Auf den Rängen herrschte gähnende Leere, die Tore waren abgebaut, und um Teile des Platzes herum flatterte rot-weißes Absperrband – kurz: Die besondere Atmosphäre, die das Bremer Weserstadion an Spieltagen erzeugen kann, war am Mittwochmittag allerhöchstens zu erahnen. Was nichts daran änderte, dass Jens Stage direkt nach seinem allerersten Rundgang durch die Arena ins Schwärmen geriet. Aber so richtig. „Es ist fantastisch, hier zu sein“, sagte der 25-Jährige – und fügte an: „Ich bin bereit, in diesem Stadion zu spielen, am liebsten schon in fünf Minuten.“
Etwas länger wird sich Stage zwar schon noch gedulden müssen, aber klar ist: Sein Wunsch wird in Erfüllung gehen. Am Mittwochnachmittag hat Werder Bremen offiziell die Verpflichtung des Mittelfeldspielers aus Dänemark bekannt gegeben, der vom dänischen Meister FC Kopenhagen an die Weser wechselt. Angaben über die Transfermodalitäten machten die Clubs nicht.

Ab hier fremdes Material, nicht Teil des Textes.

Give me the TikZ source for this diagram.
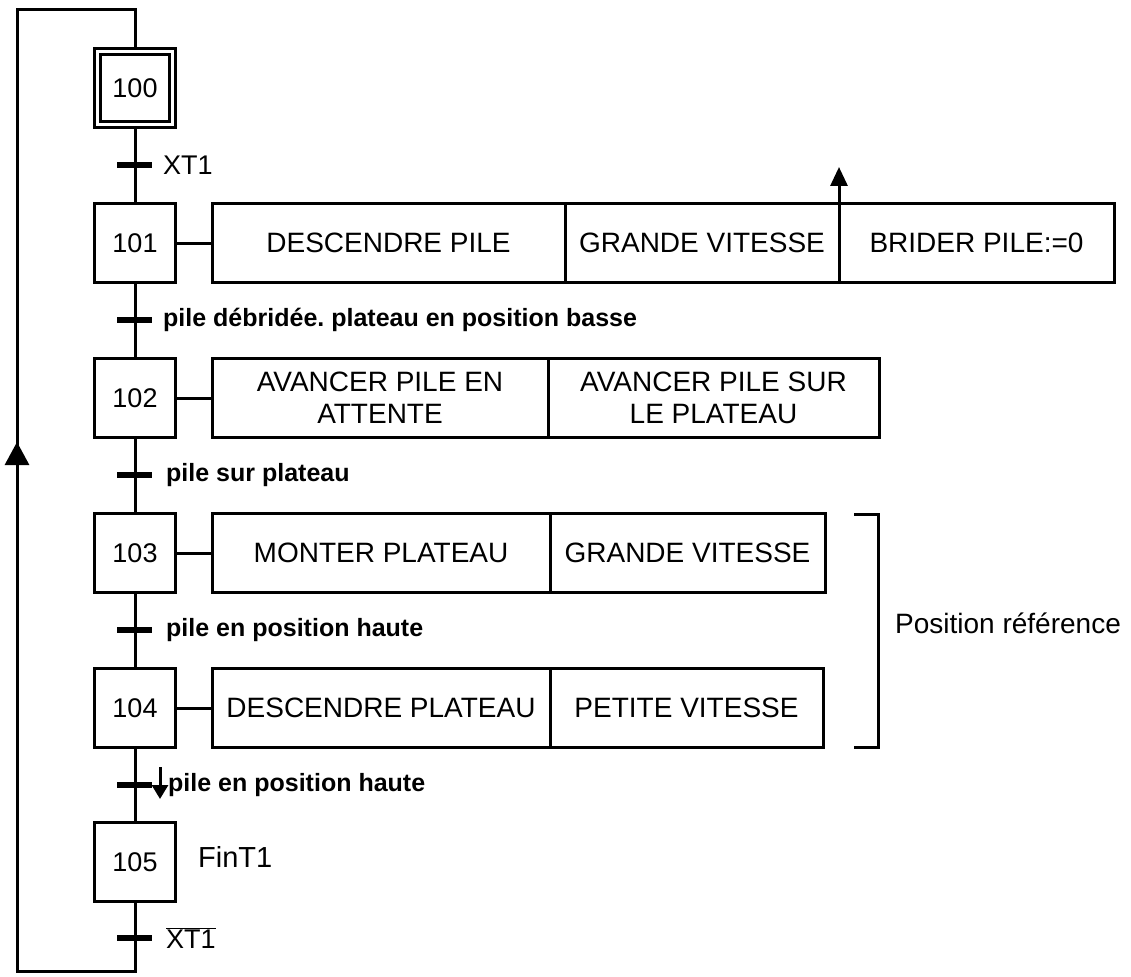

Nach Informationen unserer Deichstube hat Stage einen Vertrag bis 2026 unterschrieben, und Werder überweist rund vier Millionen Euro an Ablöse plus eventuelle erfolgsabhängige Bonuszahlungen nach Kopenhagen. Keine Frage: Das ist sehr viel Geld für einen Verein, der eigentlich kein Geld hat und bei seinen bisherigen Verstärkungen (Niklas Stark, Amos Pieper und Dikeni Salifou) auf ablösefreie Profis gesetzt hatte.

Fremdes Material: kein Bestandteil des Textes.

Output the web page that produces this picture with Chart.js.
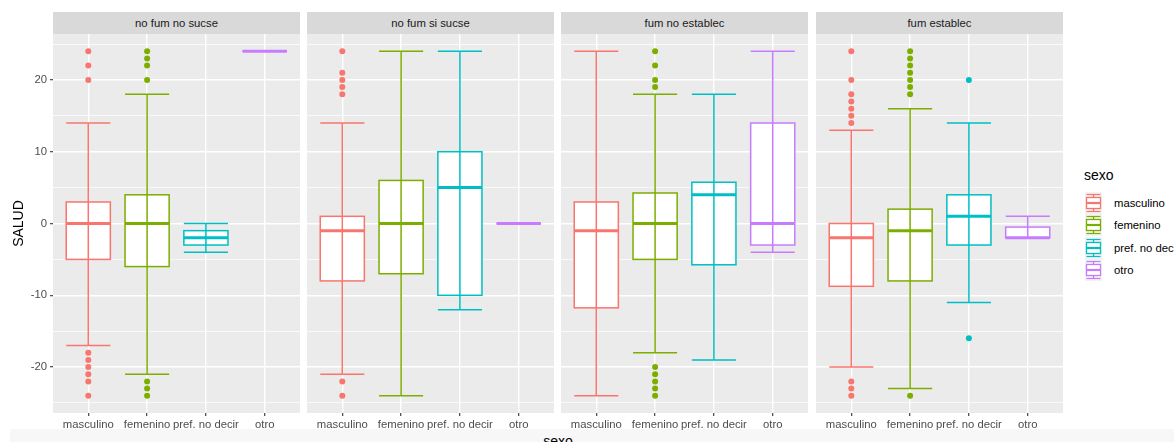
<!DOCTYPE html>
<html>
<head>
<meta charset="utf-8">
<script src="https://cdn.jsdelivr.net/npm/chart.js@4/dist/chart.umd.min.js"></script>
<style>
  html, body { margin: 0; padding: 0; background: #fff; overflow: hidden; }
  #lienzo { position: relative; width: 1174px; height: 442px; background: #fff; overflow: hidden;
            font-family: "Liberation Sans", Arial, Helvetica, sans-serif; }
  .tira { position: absolute; top: 12px; height: 22px; background: #D9D9D9; color: #1A1A1A;
          font-size: 11.3px; line-height: 22px; text-align: center; white-space: nowrap; }
  .panel { position: absolute; top: 34px; }
  #banda { position: absolute; left: 10px; top: 429px; width: 1164px; height: 13px; background: #F7F7F7; }
  #tituloX { position: absolute; top: 434px; left: 458px; width: 200px; text-align: center;
             font-size: 14px; line-height: 14px; color: #000; }
  #leyenda { position: absolute; left: 1084px; top: 167px; white-space: nowrap; }
  #leyenda .titulo { font-size: 14px; line-height: 16px; color: #000; margin-bottom: 9px; }
  #leyenda .fila { height: 22.3px; display: flex; align-items: center; }
  #leyenda svg { display: block; margin-left: 1px; }
  #leyenda span { font-size: 11.3px; color: #000; margin-left: 12px; }
</style>
</head>
<body>
<div id="lienzo">
  <div id="banda"></div>
  <div id="tituloX">sexo</div>
  <div id="leyenda"></div>
</div>
<script>
// Facets (smoking status) and groups (sex)
const facetas = ['no fum no sucse', 'no fum si sucse', 'fum no establec', 'fum establec'];
const sexos = ['masculino', 'femenino', 'pref. no decir', 'otro'];
const colores = ['#F8766D', '#7CAE00', '#00BFC4', '#C77CFF'];
const ticksY = [-25, -20, -15, -10, -5, 0, 5, 10, 15, 20, 25];

// Box summaries per sex: [lower whisker, Q1, median, Q3, upper whisker]
const resumenNoFumNoSucse = [[-17, -5, 0, 3, 14], [-21, -6, 0, 4, 18], [-4, -3, -2, -1, 0], [24, 24, 24, 24, 24]];
const resumenNoFumSiSucse = [[-21, -8, -1, 1, 14], [-24, -7, 0, 6, 24], [-12, -10, 5, 10, 24], [0, 0, 0, 0, 0]];
const resumenFumNoEstablec = [[-24, -11.75, -1, 3, 24], [-18, -5, 0, 4.25, 18], [-19, -5.75, 4, 5.75, 18], [-4, -3, 0, 14, 24]];
const resumenFumEstablec = [[-20, -8.75, -2, 0, 13], [-23, -8, -1, 2, 16], [-11, -3, 1, 4, 14], [-2, -2, -2, -0.5, 1]];

// Outlying values per sex
const atipicosNoFumNoSucse = [[24, 22, 20, -18, -19, -20, -21, -22, -24], [24, 23, 22, 20, -22, -23, -24], [], []];
const atipicosNoFumSiSucse = [[24, 21, 20, 19, 18, -22, -24], [], [], []];
const atipicosFumNoEstablec = [[], [24, 22, 20, 19, -20, -21, -22, -23, -24], [], []];
const atipicosFumEstablec = [[24, 20, 18, 17, 16, 15, 14, -22, -23, -24], [24, 23, 22, 21, 20, 19, 18, -24], [20, -16], []];

const resumenes = [resumenNoFumNoSucse, resumenNoFumSiSucse, resumenFumNoEstablec, resumenFumEstablec];
const atipicos = [atipicosNoFumNoSucse, atipicosNoFumSiSucse, atipicosFumNoEstablec, atipicosFumEstablec];

const FUENTE = '"Liberation Sans", Arial, Helvetica, sans-serif';
const panelX = [53, 307, 561, 816];
const ANCHO_PANEL = 247;
const ALTO_AREA = 379;
const ALTO_EJE_X = 22;
const ANCHO_EJE_Y = 53;

// Grey panel background behind the grid
const fondoPanel = {
  id: 'fondoPanel',
  beforeDraw(chart) {
    const a = chart.chartArea, ctx = chart.ctx;
    ctx.save();
    ctx.fillStyle = '#EBEBEB';
    ctx.fillRect(a.left, a.top, a.right - a.left, a.bottom - a.top);
    ctx.restore();
  }
};

// Boxes, medians and whisker bars, placed through the chart scales
const cajas = {
  id: 'cajas',
  beforeDatasetsDraw(chart, args, opts) {
    const sx = chart.scales.x, sy = chart.scales.y, ctx = chart.ctx;
    ctx.save();
    opts.resumen.forEach((r, i) => {
      const [lo, q1, med, q3, hi] = r;
      const xc = sx.getPixelForValue(i + 1);
      const mitad = sx.getPixelForValue(i + 1.375) - xc;
      const color = opts.colores[i];
      const yq1 = sy.getPixelForValue(q1), yq3 = sy.getPixelForValue(q3);
      // box
      ctx.fillStyle = '#FFFFFF';
      ctx.fillRect(xc - mitad, yq3, 2 * mitad, yq1 - yq3);
      ctx.strokeStyle = color;
      ctx.lineWidth = 1.5;
      ctx.strokeRect(xc - mitad, yq3, 2 * mitad, yq1 - yq3);
      // median
      const ym = sy.getPixelForValue(med);
      ctx.lineWidth = 3;
      ctx.beginPath();
      ctx.moveTo(xc - mitad, ym); ctx.lineTo(xc + mitad, ym);
      ctx.stroke();
      // whisker bar with caps
      const ylo = sy.getPixelForValue(lo), yhi = sy.getPixelForValue(hi);
      ctx.lineWidth = 1.5;
      ctx.beginPath();
      ctx.moveTo(xc, ylo); ctx.lineTo(xc, yhi);
      ctx.moveTo(xc - mitad, ylo); ctx.lineTo(xc + mitad, ylo);
      ctx.moveTo(xc - mitad, yhi); ctx.lineTo(xc + mitad, yhi);
      ctx.stroke();
    });
    ctx.restore();
  }
};

const lienzo = document.getElementById('lienzo');

facetas.forEach((faceta, p) => {
  const primero = p === 0;
  const izquierda = primero ? 0 : panelX[p];
  const ancho = primero ? panelX[0] + ANCHO_PANEL : ANCHO_PANEL;

  const tira = document.createElement('div');
  tira.className = 'tira';
  tira.style.left = panelX[p] + 'px';
  tira.style.width = ANCHO_PANEL + 'px';
  tira.textContent = faceta;
  lienzo.appendChild(tira);

  const caja = document.createElement('div');
  caja.className = 'panel';
  caja.style.left = izquierda + 'px';
  const canvas = document.createElement('canvas');
  canvas.width = ancho;
  canvas.height = ALTO_AREA + ALTO_EJE_X;
  canvas.style.width = ancho + 'px';
  canvas.style.height = (ALTO_AREA + ALTO_EJE_X) + 'px';
  caja.appendChild(canvas);
  lienzo.appendChild(caja);

  const datasets = sexos.map((s, i) => ({
    label: s,
    data: atipicos[p][i].map(v => ({ x: i + 1, y: v })),
    pointRadius: 3,
    pointHoverRadius: 3,
    pointBorderWidth: 0,
    pointBackgroundColor: colores[i],
    pointBorderColor: colores[i]
  }));

  new Chart(canvas, {
    type: 'scatter',
    data: { datasets },
    plugins: [fondoPanel, cajas],
    options: {
      responsive: false,
      animation: false,
      devicePixelRatio: 1,
      layout: { padding: 0, autoPadding: false },
      plugins: {
        legend: { display: false },
        tooltip: { enabled: false },
        cajas: { resumen: resumenes[p], colores }
      },
      scales: {
        x: {
          type: 'linear',
          min: 0.4,
          max: 4.6,
          afterBuildTicks: s => { s.ticks = [1, 2, 3, 4].map(v => ({ value: v })); },
          afterFit: s => { s.height = ALTO_EJE_X; s.paddingLeft = 0; s.paddingRight = 0; },
          border: { display: false },
          grid: { color: '#FFFFFF', lineWidth: 1.4, tickLength: 3, tickColor: '#333333', tickWidth: 1.1 },
          ticks: {
            autoSkip: false, maxRotation: 0, minRotation: 0, padding: 2,
            color: '#4D4D4D', font: { family: FUENTE, size: 11.3 },
            callback: v => sexos[v - 1]
          }
        },
        y: {
          type: 'linear',
          min: -26.4,
          max: 26.4,
          afterBuildTicks: s => { s.ticks = ticksY.map(v => ({ value: v })); },
          afterFit: s => { s.width = primero ? ANCHO_EJE_Y : 0; s.paddingTop = 0; s.paddingBottom = 0; },
          border: { display: false },
          title: {
            display: primero, text: 'SALUD', color: '#000000',
            font: { family: FUENTE, size: 14 }, padding: { top: 10.6, bottom: 0 }
          },
          grid: {
            color: '#FFFFFF',
            lineWidth: c => (c.tick && c.tick.value % 10 === 0) ? 1.4 : 0.7,
            drawTicks: primero,
            tickLength: 3,
            tickWidth: 1.1,
            tickColor: c => (c.tick && c.tick.value % 10 === 0) ? '#333333' : 'rgba(0,0,0,0)'
          },
          ticks: {
            display: primero, padding: 3, color: '#4D4D4D',
            font: { family: FUENTE, size: 11.3 },
            callback: v => (v % 10 === 0 ? String(v) : '')
          }
        }
      }
    }
  });
});

// Legend for sexo
const leyenda = document.getElementById('leyenda');
let html = '<div class="titulo">sexo</div>';
sexos.forEach((s, i) => {
  const c = colores[i];
  html += '<div class="fila"><svg width="17" height="22" viewBox="0 0 17 22">' +
    '<rect x="0" y="0" width="17" height="22" fill="#F2F2F2"/>' +
    '<line x1="8.5" y1="2.5" x2="8.5" y2="19.5" stroke="' + c + '" stroke-width="1.3"/>' +
    '<rect x="1.5" y="5.5" width="14" height="11" fill="#FFFFFF" stroke="' + c + '" stroke-width="1.3"/>' +
    '<line x1="1.5" y1="11" x2="15.5" y2="11" stroke="' + c + '" stroke-width="2.2"/>' +
    '<line x1="1.5" y1="2.5" x2="15.5" y2="2.5" stroke="' + c + '" stroke-width="1.2"/>' +
    '<line x1="1.5" y1="19.5" x2="15.5" y2="19.5" stroke="' + c + '" stroke-width="1.2"/>' +
    '</svg><span>' + s + '</span></div>';
});
leyenda.innerHTML = html;
</script>
</body>
</html>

„Es ist ähnlich wie vor einem Jahr: Wir können eigentlich auch jetzt nur ablösefreie Spieler verpflichten“, erklärt Sportchef Frank Baumann im Gespräch mit unserer Deichstube – und ergänzt: „Aber wenn sich die Möglichkeit ergibt, einen Spieler zu bekommen, der uns qualitativ verbessert und später vielleicht einen finanziellen Mehrwert erbringt, dann sind wir bereit und in der Lage, einmal so einen Transfer zu machen wie auch im vergangenen Jahr bei Marvin Ducksch.“ Und Stage ist so ein Spieler, von dem Werders Verantwortliche glauben, dass er die Mannschaft auf Anhieb besser machen kann.

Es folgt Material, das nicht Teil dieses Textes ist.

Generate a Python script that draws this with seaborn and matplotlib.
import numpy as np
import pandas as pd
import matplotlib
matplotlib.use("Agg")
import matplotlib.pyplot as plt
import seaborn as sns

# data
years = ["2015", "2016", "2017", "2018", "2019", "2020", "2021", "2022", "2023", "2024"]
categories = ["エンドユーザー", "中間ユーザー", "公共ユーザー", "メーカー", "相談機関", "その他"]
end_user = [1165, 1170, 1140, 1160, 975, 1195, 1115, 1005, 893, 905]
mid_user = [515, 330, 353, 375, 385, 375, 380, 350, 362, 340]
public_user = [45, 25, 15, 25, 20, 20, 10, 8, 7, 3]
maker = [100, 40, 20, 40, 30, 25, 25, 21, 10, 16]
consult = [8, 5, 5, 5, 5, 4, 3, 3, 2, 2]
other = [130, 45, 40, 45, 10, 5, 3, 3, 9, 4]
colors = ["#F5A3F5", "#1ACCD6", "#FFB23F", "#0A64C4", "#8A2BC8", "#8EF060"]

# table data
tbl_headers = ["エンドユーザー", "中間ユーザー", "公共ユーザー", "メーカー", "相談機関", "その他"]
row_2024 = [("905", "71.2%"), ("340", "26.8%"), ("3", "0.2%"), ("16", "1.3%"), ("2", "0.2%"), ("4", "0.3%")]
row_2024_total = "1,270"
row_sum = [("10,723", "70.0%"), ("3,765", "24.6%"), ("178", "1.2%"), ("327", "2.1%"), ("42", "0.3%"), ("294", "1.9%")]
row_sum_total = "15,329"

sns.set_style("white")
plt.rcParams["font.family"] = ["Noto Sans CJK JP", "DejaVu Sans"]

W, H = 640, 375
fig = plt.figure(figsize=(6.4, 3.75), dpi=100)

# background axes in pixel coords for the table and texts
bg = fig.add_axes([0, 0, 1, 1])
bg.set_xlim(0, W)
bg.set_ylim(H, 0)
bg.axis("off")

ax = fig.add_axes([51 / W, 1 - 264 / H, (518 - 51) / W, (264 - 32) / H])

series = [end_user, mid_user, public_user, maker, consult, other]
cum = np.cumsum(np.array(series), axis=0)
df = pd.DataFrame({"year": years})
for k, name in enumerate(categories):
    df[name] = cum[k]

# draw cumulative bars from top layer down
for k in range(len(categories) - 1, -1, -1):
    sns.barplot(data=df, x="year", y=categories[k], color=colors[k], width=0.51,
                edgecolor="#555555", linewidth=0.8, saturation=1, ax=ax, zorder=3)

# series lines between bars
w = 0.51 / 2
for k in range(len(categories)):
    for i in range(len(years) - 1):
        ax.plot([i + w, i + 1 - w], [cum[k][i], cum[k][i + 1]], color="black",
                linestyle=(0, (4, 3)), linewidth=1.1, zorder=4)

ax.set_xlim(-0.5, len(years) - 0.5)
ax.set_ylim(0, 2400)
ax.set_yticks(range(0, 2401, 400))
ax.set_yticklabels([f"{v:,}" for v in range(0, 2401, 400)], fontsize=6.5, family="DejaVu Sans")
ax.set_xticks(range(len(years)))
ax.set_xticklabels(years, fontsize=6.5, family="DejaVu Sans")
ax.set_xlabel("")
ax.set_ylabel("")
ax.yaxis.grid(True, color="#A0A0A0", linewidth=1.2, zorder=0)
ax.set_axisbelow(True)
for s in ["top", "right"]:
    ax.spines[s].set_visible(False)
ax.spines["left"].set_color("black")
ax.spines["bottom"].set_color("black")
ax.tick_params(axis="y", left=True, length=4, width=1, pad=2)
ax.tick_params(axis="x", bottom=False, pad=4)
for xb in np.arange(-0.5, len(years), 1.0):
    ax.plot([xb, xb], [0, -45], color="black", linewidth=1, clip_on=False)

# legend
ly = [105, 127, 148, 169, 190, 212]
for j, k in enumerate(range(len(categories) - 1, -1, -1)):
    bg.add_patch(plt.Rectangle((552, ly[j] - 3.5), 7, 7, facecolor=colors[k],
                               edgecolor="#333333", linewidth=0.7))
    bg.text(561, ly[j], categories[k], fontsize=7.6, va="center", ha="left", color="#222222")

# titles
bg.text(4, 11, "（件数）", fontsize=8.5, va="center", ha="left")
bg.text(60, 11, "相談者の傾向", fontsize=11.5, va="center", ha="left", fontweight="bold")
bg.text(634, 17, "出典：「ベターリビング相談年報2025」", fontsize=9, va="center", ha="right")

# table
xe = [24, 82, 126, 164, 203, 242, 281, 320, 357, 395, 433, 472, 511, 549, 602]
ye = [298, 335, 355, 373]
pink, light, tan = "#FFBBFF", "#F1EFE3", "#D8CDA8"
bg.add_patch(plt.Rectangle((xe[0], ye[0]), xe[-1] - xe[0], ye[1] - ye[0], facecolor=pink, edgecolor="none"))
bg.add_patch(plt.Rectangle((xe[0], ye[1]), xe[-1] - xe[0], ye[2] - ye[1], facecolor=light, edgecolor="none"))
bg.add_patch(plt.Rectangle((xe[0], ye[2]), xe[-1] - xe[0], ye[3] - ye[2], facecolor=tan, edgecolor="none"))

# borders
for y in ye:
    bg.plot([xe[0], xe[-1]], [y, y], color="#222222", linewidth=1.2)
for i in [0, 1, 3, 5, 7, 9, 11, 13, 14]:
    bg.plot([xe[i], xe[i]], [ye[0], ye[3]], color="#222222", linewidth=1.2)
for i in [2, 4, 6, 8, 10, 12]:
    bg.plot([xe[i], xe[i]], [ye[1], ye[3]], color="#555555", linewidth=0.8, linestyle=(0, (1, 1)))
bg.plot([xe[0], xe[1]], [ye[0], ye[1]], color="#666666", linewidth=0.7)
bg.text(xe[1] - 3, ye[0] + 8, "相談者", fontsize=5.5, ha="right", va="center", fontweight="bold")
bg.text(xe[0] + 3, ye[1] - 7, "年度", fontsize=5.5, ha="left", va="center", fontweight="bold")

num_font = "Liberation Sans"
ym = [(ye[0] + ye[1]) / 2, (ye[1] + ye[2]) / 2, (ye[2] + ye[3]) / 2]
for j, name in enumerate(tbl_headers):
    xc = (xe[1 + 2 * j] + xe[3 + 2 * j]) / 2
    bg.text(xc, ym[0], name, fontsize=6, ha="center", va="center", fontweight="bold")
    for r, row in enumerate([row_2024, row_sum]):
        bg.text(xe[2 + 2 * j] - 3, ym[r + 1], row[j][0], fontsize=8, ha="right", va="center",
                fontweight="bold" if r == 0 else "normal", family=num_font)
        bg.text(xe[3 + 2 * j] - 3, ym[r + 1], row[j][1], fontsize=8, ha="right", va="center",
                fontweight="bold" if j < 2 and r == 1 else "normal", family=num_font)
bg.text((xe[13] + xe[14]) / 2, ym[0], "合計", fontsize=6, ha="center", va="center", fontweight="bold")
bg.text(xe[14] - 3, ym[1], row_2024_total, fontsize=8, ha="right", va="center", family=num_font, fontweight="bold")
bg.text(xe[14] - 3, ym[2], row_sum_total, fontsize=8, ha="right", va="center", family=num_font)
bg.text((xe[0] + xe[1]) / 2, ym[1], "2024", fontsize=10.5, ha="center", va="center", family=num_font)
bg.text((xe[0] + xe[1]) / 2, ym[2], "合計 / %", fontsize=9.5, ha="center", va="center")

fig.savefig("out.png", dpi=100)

„Mit seiner Dynamik und Aggressivität kann er unser Spiel im Mittelfeld beleben“, sagt etwa der Leiter Profifußball Clemens Fritz, während Cheftrainer Ole Werner schwärmt: „Er ist physisch gut, fußballerisch gut ausgebildet und bringt auch eine gewisse Torgefahr mit. Wir sind überzeugt, dass er unserem Spiel direkt helfen kann.“ Bereits ab heute kann Werner mit Stage daran arbeiten: Der Neuzugang wird mit der Mannschaft direkt ins Trainingslager nach Österreich reisen.
Für den FC Kopenhagen hatte Stage seit seinem Wechsel von Aarhus GF im Sommer 2019 insgesamt 111 nationale und internationale Pflichtspiele bestritten, in denen ihm 21 Tore und elf Vorlagen gelangen. Seinen bisher einzigen Einsatz für die dänische Nationalmannschaft absolvierte er im vergangenen November. Der 25-Jährige fühlt sich im zentralen Mittelfeld am wohlsten und fungiert dort als eher defensiv ausgerichteter Achter, dem der Zug zum Tor aber nicht fehlt.
Stages Stärken erinner an Thomas Delaney
Es sind Attribute, die stark an einen gewissen Thomas Delaney erinnern, der im Winter 2017 ebenfalls vom FC Kopenhagen nach Bremen gewechselt war (Ablöse: zwei Millionen Euro) und seiner Karriere dort den entscheidenden Schub verpasste. Im Sommer 2018 verkaufte Werder den Dänen für 20 Millionen Euro an Borussia Dortmund. Ob Stage am Osterdeich eine ähnliche Entwicklung nehmen kann? Schwer zu sagen. Klar ist aber, dass die früheren Bremer Geschäfte mit dem FC Kopenhagen – ein halbes Jahr nach Delaney wechselte auch Ludwig Augustinsson 2017 nach Bremen – beim Stage-Deal ein Pluspunkt waren.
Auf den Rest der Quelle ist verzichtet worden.